Des courts-métrages pour gagner en confiance
- L'association montreuilloise Etonnant cinéma initie à l'audiovisuel les jeunes et les publics éloignés de l'emploi.
- Une douzaine de bénéficiaires du RSA suivent depuis fin octobre un parcours destiné à leur faire découvrir les techniques de réalisation, les métiers du cinéma, la programmation...
- Nous les avons suivis sur leur tournage au profit du Festival du film franco-arabe de Noisy-le-Sec.
« C’est assez intense de tourner… Tu dois penser à plein de choses en même temps, trouver la bonne luminosité, respecter la règle des tiers pour les différents plans, ne pas laisser traîner la perche de son dans le champ… » confie Rikhant, 50 ans, concentrée sur le viseur de la caméra dans une salle de la Micro-Folie* de Noisy-le-Sec. Avec son camarade Philippe, 62 ans, qui actionne la perche micro, l’allocataire bondynoise filme un atelier de dessin avec des enfants animé par le bédéaste Salim Zerrouki en multipliant les gros plans sur les caricatures de l’artiste et les premières planches esquissées par les bambins.
Conseillé·es par Lizzie Treu, journaliste reporter d’images, les 12 bénéficiaires du RSA sont passé·es à tour de rôle derrière la caméra (de la jeune femme) pour réaliser un court-métrage sur le métier de l’auteur-illustrateur algérien. Celui-ci dévoilera plus tard en « face caméra » son parcours d’artiste et son engagement contre l’islamisation rampante qui ronge son pays.
Une remobilisation financée par le Département
Sélectionné·es dans le cadre de l’appel à projets Seine Saint-Denis compétences financé par le Département, les participant·es, originaires du territoire, ont débuté fin octobre un parcours assez intensif de deux à trois après-midis par semaine, en apprenant d’abord les techniques de tournage vidéo. « Nous avons ensuite réalisé des capsules vidéo de professionnels du cinéma comme Antonin, le projectionniste du cinéma Le Trianon de Romainville passé par le même atelier que nous, une cheffe opératrice dans un studio de post-production de Saint-Denis, un chef décorateur, deux réalisatrices… » détaille Aurélien, 41 ans.
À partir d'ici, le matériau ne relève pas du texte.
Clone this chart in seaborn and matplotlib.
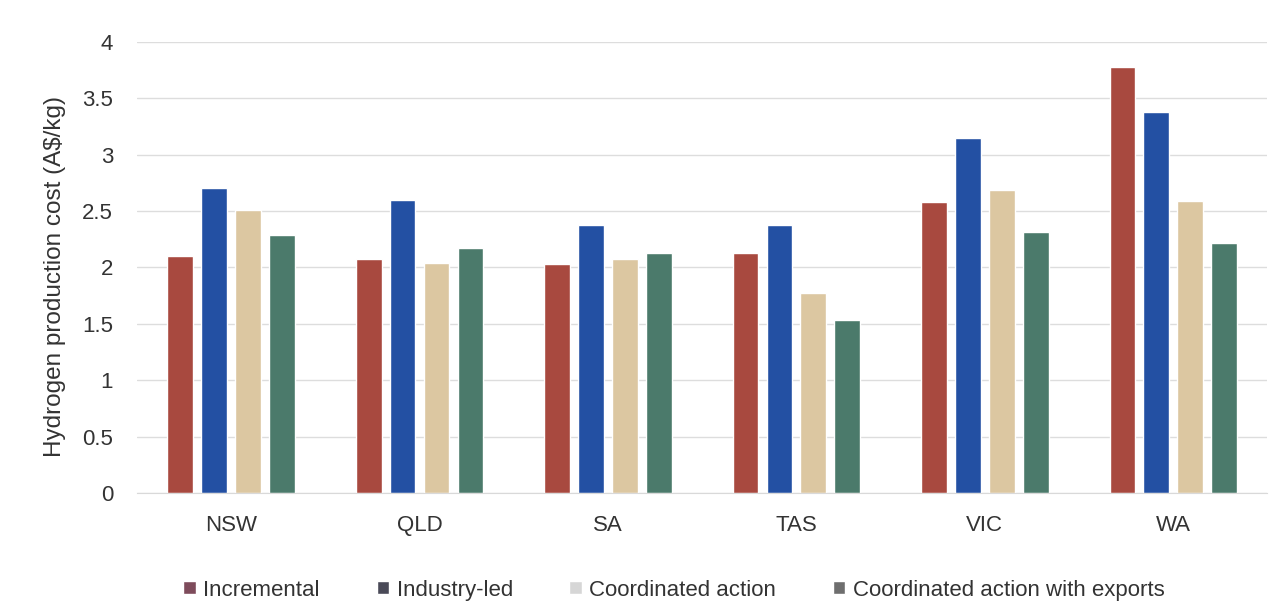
import numpy as np
import pandas as pd
import matplotlib.pyplot as plt
import seaborn as sns

# Data
states = ["NSW", "QLD", "SA", "TAS", "VIC", "WA"]
scenarios = ["Incremental", "Industry-led", "Coordinated action", "Coordinated action with exports"]
incremental = [2.10, 2.07, 2.03, 2.13, 2.58, 3.78]
industry_led = [2.70, 2.60, 2.38, 2.38, 3.15, 3.38]
coordinated = [2.51, 2.04, 2.07, 1.77, 2.69, 2.59]
coordinated_exports = [2.29, 2.17, 2.13, 1.53, 2.31, 2.22]
colors = ["#A8493F", "#2350A3", "#DCC7A1", "#4B7A6B"]
# the legend swatches in the original are washed out / greyish
legend_colors = ["#7E4B5B", "#4A4A58", "#D6D6D6", "#6E6E6E"]

df = pd.DataFrame({
    "state": states * 4,
    "scenario": np.repeat(scenarios, len(states)),
    "cost": incremental + industry_led + coordinated + coordinated_exports,
})

sns.set_style("white")
plt.rcParams["font.family"] = ["Liberation Sans", "DejaVu Sans"]

fig = plt.figure(figsize=(12.79, 6.07), dpi=100)
ax = fig.add_axes([0.107, 0.188, 0.884, 0.743])

sns.barplot(data=df, x="state", y="cost", hue="scenario", hue_order=scenarios,
            palette=colors, width=0.72, gap=0.24, saturation=1, ax=ax)

ax.set_ylim(0, 4)
ax.set_yticks(np.arange(0, 4.01, 0.5))
ax.set_yticklabels(["0", "0.5", "1", "1.5", "2", "2.5", "3", "3.5", "4"])
ax.yaxis.grid(True, color="#DDDDDD", linewidth=1)
ax.set_axisbelow(True)
for s in ["top", "right", "left"]:
    ax.spines[s].set_visible(False)
ax.spines["bottom"].set_color("#D9D9D9")
ax.tick_params(axis="both", length=0, labelsize=16, colors="#333333")
ax.tick_params(axis="y", pad=17)
ax.tick_params(axis="x", pad=16)
ax.set_xlabel("")
ax.set_ylabel("Hydrogen production cost (A$/kg)", fontsize=17.5, color="#333333")
ax.yaxis.set_label_coords(-0.063, 0.48)

handles, labels = ax.get_legend_handles_labels()
ax.legend_.remove()
leg = fig.legend(handles, labels, loc="center", bbox_to_anchor=(0.527, 0.028), ncol=4,
                 frameon=False, fontsize=16, handlelength=0.55, handleheight=0.55,
                 handletextpad=0.35, columnspacing=2.55, labelcolor="#333333")
for h, c in zip(leg.legend_handles, legend_colors):
    h.set_facecolor(c)

fig.savefig("out.png", dpi=100)
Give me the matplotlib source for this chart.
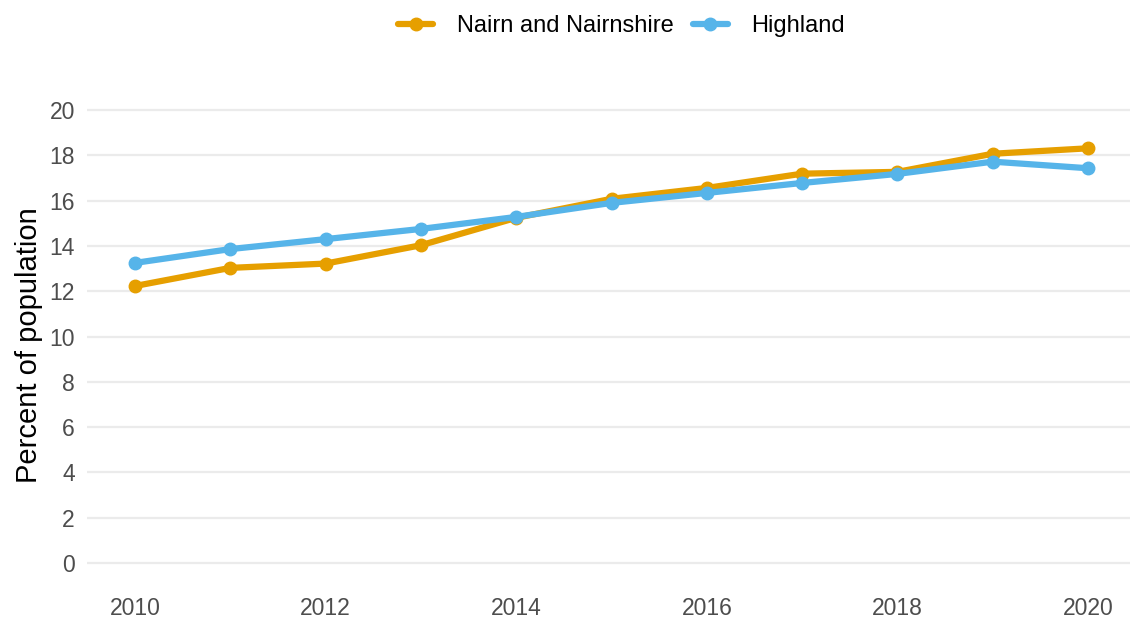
import numpy as np
from matplotlib import pyplot as plt

plt.rcParams['font.family'] = ['Liberation Sans', 'DejaVu Sans']

years = np.arange(2010, 2021)
nairn = [12.23, 13.03, 13.22, 14.03, 15.24, 16.08, 16.56, 17.19, 17.27, 18.07, 18.31]
highland = [13.25, 13.86, 14.3, 14.75, 15.28, 15.9, 16.34, 16.78, 17.18, 17.72, 17.43]

y_ticks = np.arange(0, 21, 2)
x_ticks = np.arange(2010, 2021, 2)

fig = plt.figure(figsize=(11.3, 6.22), dpi=100)
ax = fig.add_axes([0.0773, 0.0585, 0.9227, 0.801])

# two series, same style
ax.plot(years, nairn, color='#E69F00', lw=4.5, marker='o', ms=9,
        solid_capstyle='round', label='Nairn and Nairnshire')
ax.plot(years, highland, color='#56B4E9', lw=4.5, marker='o', ms=9,
        solid_capstyle='round', label='Highland')

ax.set_xlim(2009.5, 2020.44)
ax.set_ylim(-1, 21)
ax.set_yticks(y_ticks)
ax.set_xticks(x_ticks)
ax.grid(True, axis='y', color='#ebebeb', lw=1.6)
ax.set_axisbelow(True)
for sp in ax.spines.values():
    sp.set_visible(False)
ax.tick_params(length=0, labelsize=16.5, labelcolor='#4d4d4d')
ax.tick_params(axis='x', pad=8)
ax.tick_params(axis='y', pad=9)
ax.set_ylabel('Percent of population', fontsize=21, color='black')
ax.yaxis.set_label_coords(-0.043, 0.482)

fig.legend(loc='upper center', bbox_to_anchor=(0.55, 1.01), ncol=2, frameon=False,
           fontsize=17, handlelength=1.5, columnspacing=0.8, handletextpad=1.0)

plt.savefig('out.png', dpi=100)
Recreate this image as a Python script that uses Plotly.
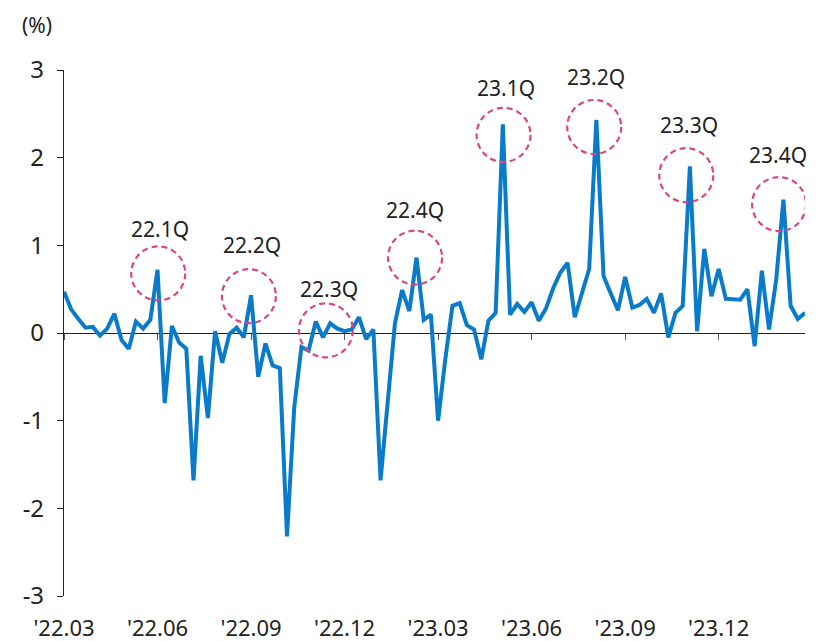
import plotly.graph_objects as go

values = [0.47, 0.27, 0.16, 0.06, 0.07, -0.03, 0.05, 0.22, -0.08, -0.18,
          0.13, 0.05, 0.15, 0.72, -0.80, 0.08, -0.11, -0.18, -1.68, -0.26,
          -0.97, 0.02, -0.34, -0.01, 0.06, -0.05, 0.43, -0.50, -0.12, -0.37,
          -0.40, -2.32, -0.85, -0.16, -0.20, 0.13, -0.05, 0.11, 0.05, 0.02,
          0.04, 0.18, -0.07, 0.04, -1.68, -0.80, 0.11, 0.49, 0.25, 0.86,
          0.15, 0.21, -1.00, -0.30, 0.31, 0.34, 0.09, 0.04, -0.30, 0.14,
          0.23, 2.38, 0.21, 0.33, 0.24, 0.35, 0.14, 0.28, 0.51, 0.69,
          0.80, 0.18, 0.46, 0.73, 2.43, 0.65, 0.45, 0.26, 0.64, 0.29,
          0.32, 0.39, 0.23, 0.45, -0.05, 0.23, 0.31, 1.90, 0.02, 0.96,
          0.42, 0.73, 0.39, 0.39, 0.38, 0.50, -0.15, 0.71, 0.04, 0.61,
          1.52, 0.31, 0.16, 0.23]
weeks = list(range(len(values)))

tick_weeks = [0, 13, 26, 39, 52, 65, 78, 91]
tick_labels = ["'22.03", "'22.06", "'22.09", "'22.12", "'23.03", "'23.06", "'23.09", "'23.12"]

y_ticks = [-3, -2, -1, 0, 1, 2, 3]
y_tick_labels = ["-3", "-2", "-1", "0", "1", "2", "3"]

q_labels = ["22.1Q", "22.2Q", "22.3Q", "22.4Q", "23.1Q", "23.2Q", "23.3Q", "23.4Q"]
circle_x = [13.1, 25.7, 36.4, 48.8, 61.1, 73.7, 86.5, 99.4]
circle_y = [0.68, 0.42, 0.03, 0.86, 2.26, 2.35, 1.80, 1.47]
label_x = [13.3, 26.1, 36.9, 48.75, 61.4, 73.9, 86.9, 99.2]
label_y = [1.19, 1.00, 0.50, 1.40, 2.80, 2.92, 2.37, 2.03]

FONT = "Noto Sans"
LINE_COLOR = "#0a7bc9"
CIRCLE_COLOR = "#d94686"

fig = go.Figure()
fig.add_trace(go.Scatter(x=weeks, y=values, mode="lines",
                         line=dict(color=LINE_COLOR, width=4),
                         showlegend=False, hoverinfo="skip"))

shapes = []
for cx, cy in zip(circle_x, circle_y):
    shapes.append(dict(type="circle", xref="x", yref="y",
                       xsizemode="pixel", ysizemode="pixel",
                       xanchor=cx, yanchor=cy,
                       x0=-27, x1=27, y0=-27, y1=27,
                       line=dict(color=CIRCLE_COLOR, width=2.2, dash="6px,4px"),
                       layer="above"))

annotations = []
for t, lx, ly in zip(q_labels, label_x, label_y):
    annotations.append(dict(x=lx, y=ly, xref="x", yref="y", text=t,
                            showarrow=False, xanchor="center", yanchor="middle",
                            font=dict(family=FONT, size=21, color="#222222")))
annotations.append(dict(x=-0.037, y=1.085, xref="paper", yref="paper", text="(%)",
                        showarrow=False, xanchor="center", yanchor="middle",
                        font=dict(family=FONT, size=21, color="#222222")))

fig.update_layout(
    width=833, height=641,
    margin=dict(l=64, r=28, t=70, b=45),
    paper_bgcolor="white", plot_bgcolor="white",
    shapes=shapes, annotations=annotations,
    xaxis=dict(range=[0, 103], tickvals=tick_weeks, ticktext=tick_labels,
               showgrid=False, zeroline=False, showline=False, ticks="",
               ticklabelstandoff=17, automargin=False,
               tickfont=dict(family=FONT, size=22, color="#222222")),
    xaxis2=dict(range=[0, 103], overlaying="x", anchor="free", position=0.5,
                side="bottom", tickvals=tick_weeks, showticklabels=False,
                ticks="outside", ticklen=6, tickwidth=1, tickcolor="#555555",
                showgrid=False, zeroline=False, showline=False, automargin=False),
    yaxis=dict(range=[-3, 3], tickvals=y_ticks, ticktext=y_tick_labels,
               showgrid=False, automargin=False,
               zeroline=True, zerolinecolor="#222222", zerolinewidth=1.2,
               showline=True, linecolor="#222222", linewidth=1.2,
               ticks="outside", ticklen=6, tickcolor="#222222",
               ticklabelstandoff=8,
               tickfont=dict(family=FONT, size=24, color="#222222")),
)
fig.add_trace(go.Scatter(x=[0, 103], y=[0, 0], xaxis="x2", mode="lines",
                         line=dict(width=0), showlegend=False, hoverinfo="skip"))

fig.write_html("out.html")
Initiés à la programmation, les « alumni » ont aussi rencontré une comédienne clown qui les a coachés pour les aider à présenter leur choix de courts-métrages devant le public du Festival du film franco-arabe de Noisy-le-Sec. Mobilisé·es sur 20 séances, ils·elles ont par ailleurs fait connaissance avec l’équipe du cinéma le Trianon et assisté aux coulisses du festival.
« En visionnant les courts-métrages, j’ai été impressionnée par la richesse du cinéma arabe, l’engagement des réalisatrices du Maghreb contre le patriarcat, le métissage des cultures… » confie Mathilde, 31 ans, passionnée par cette immersion dans le 7ème art.« De mon côté, ce parcours a été une véritable résurrection à un moment où j’étais seule chez moi et sortant de soucis de santé » déclare sa camarade Camille.
Créer du lien social et de la réassurance
Rikhant, Aurélien, Camille… qui, pour certain·es, ont une expérience dans la mode ou la couture, ont développé leur petit réseau dans les salles de cinéma fréquentées. « Au-delà d’être un plus sur un CV, cette formation leur apporte de la confiance en eux, de la convivialité et la possibilité de s’intégrer dans un projet collectif enthousiasmant » ajoute Clara Iparraguirre, coopératrice et fondatrice de l’association Etonnant cinéma, ambassadrice du In Seine-Saint-Denis.
Les projets mis en place par cette Montreuilloise, longtemps éducatrice en Seine-Saint-Denis, ont aussi permis de rapprocher les professionnel·les de l’image avec ceux de la médiation sociale, deux milieux « qui ne se connaissent pas toujours » et créer ainsi des passerelles en ouvrant les festivals de cinéma aux personnes les plus éloignées des lieux culturels.
« Le cinéma est capable de générer du lien, susciter la réflexion, l’expression, ouvrir l’imaginaire » sourit-elle en aidant les stagiaires à réaliser une capsule vidéo. « Je vois les participants reprendre de l’assurance, c’est un outil merveilleux ! ».
Chaque année, 300 personnes issues de centres sociaux, foyers de l’Aide sociale à l’enfance, structures de la Protection Judiciaire de la Jeunesse, maisons de retraite… découvrent comme eux·elles les différentes techniques du 7ème art grâce aux 15 collaborateur·rices de la structure associative. Une façon originale de s’ouvrir à de nouveaux possibles en développant les échanges et l’intérêt pour les films – donc les cultures – du monde entier.
*Espace culturel ouvert à tous·tes proposant un musée numérique, un fablab, des ateliers ludiques et éducatifs pour petit·es et grand·es.